The court have accompanied the certificate with a copy of an opinion in the case delivered by the chief justice, from which it is to be inferred, that after certifying the questions they had affirmed the judgment of the trial court in part and reversed it in part, and a motion for rehearing had been filed.

We are of the opinion that both questions should be answered in the negative. As to the first, the opinion of the Court of Civil Appeals satisfactorily states the grounds upon which our ruling is based.

We also adopt the opinion of that court upon the second question. But in addition to what is there said, we think it is to be observed that so far as the right of subrogation is concerned, accident insurance is more analogous to life insurance than it is to either marine or fire insurance; and it has been held that it does not apply in case of life insurance. Insurance Co. v. Brame, 95 U.S. 754; Connecticut Insurance Co. v. Railway Co., 25 Conn. 265. We think also that the case of Bradburn v. Railway Co. (L.R. 10, Ex. 1) has some bearing upon the question. The point there decided is that "in an action for injuries caused by defendant's negligence, a sum received by the plaintiff on an accidental insurance policy can not be taken into account in reduction of damages."

We have not succeeded in finding any case directly in point.

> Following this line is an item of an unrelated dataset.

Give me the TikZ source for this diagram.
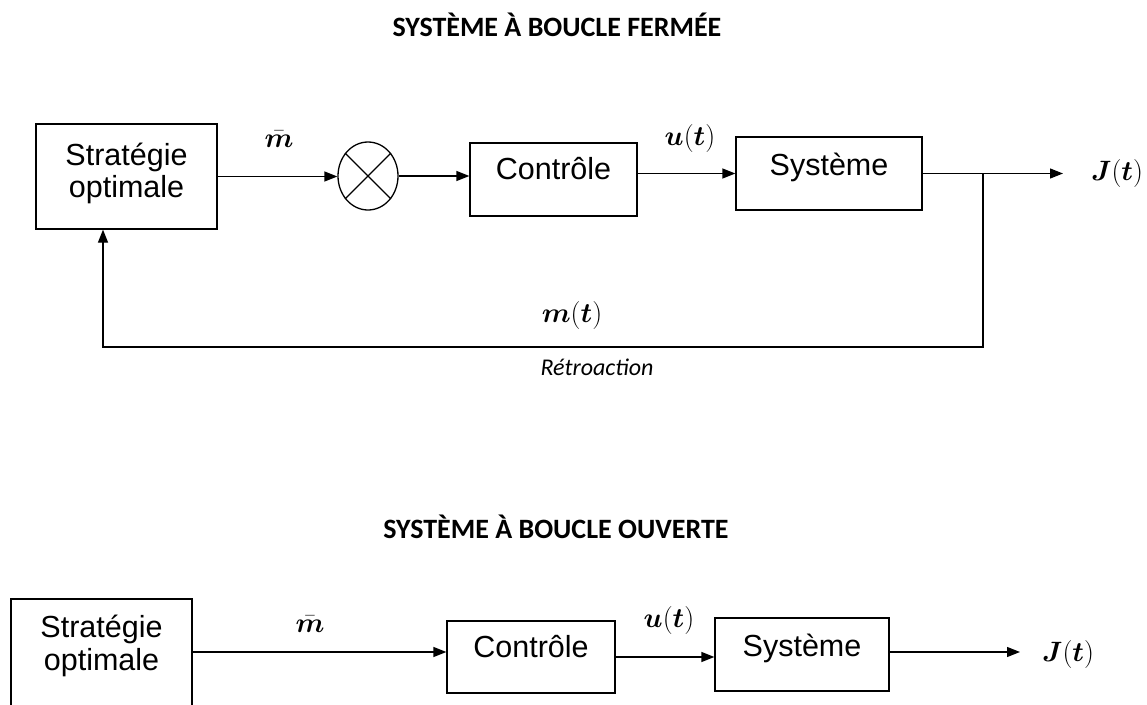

CORRECTION OF CLERICAL ERROR.
In our opinion in this case in speaking of the action of the Court of Civil Appeals we inadvertently said, that "after certifying the questions they had affirmed the judgment of the trial court in part and reversed it in part," etc. The use of the word "after" is clearly a clerical error. It should have been,"before certifying the questions," etc. As the opinion now stands, it leads to the inference that the Court of Civil Appeals had decided the case while the question was pending in this court, which does that court an injustice. We therefore deem it proper to correct our opinion so as to read "before" instead of "after" in the phrase just quoted. It is accordingly so ordered.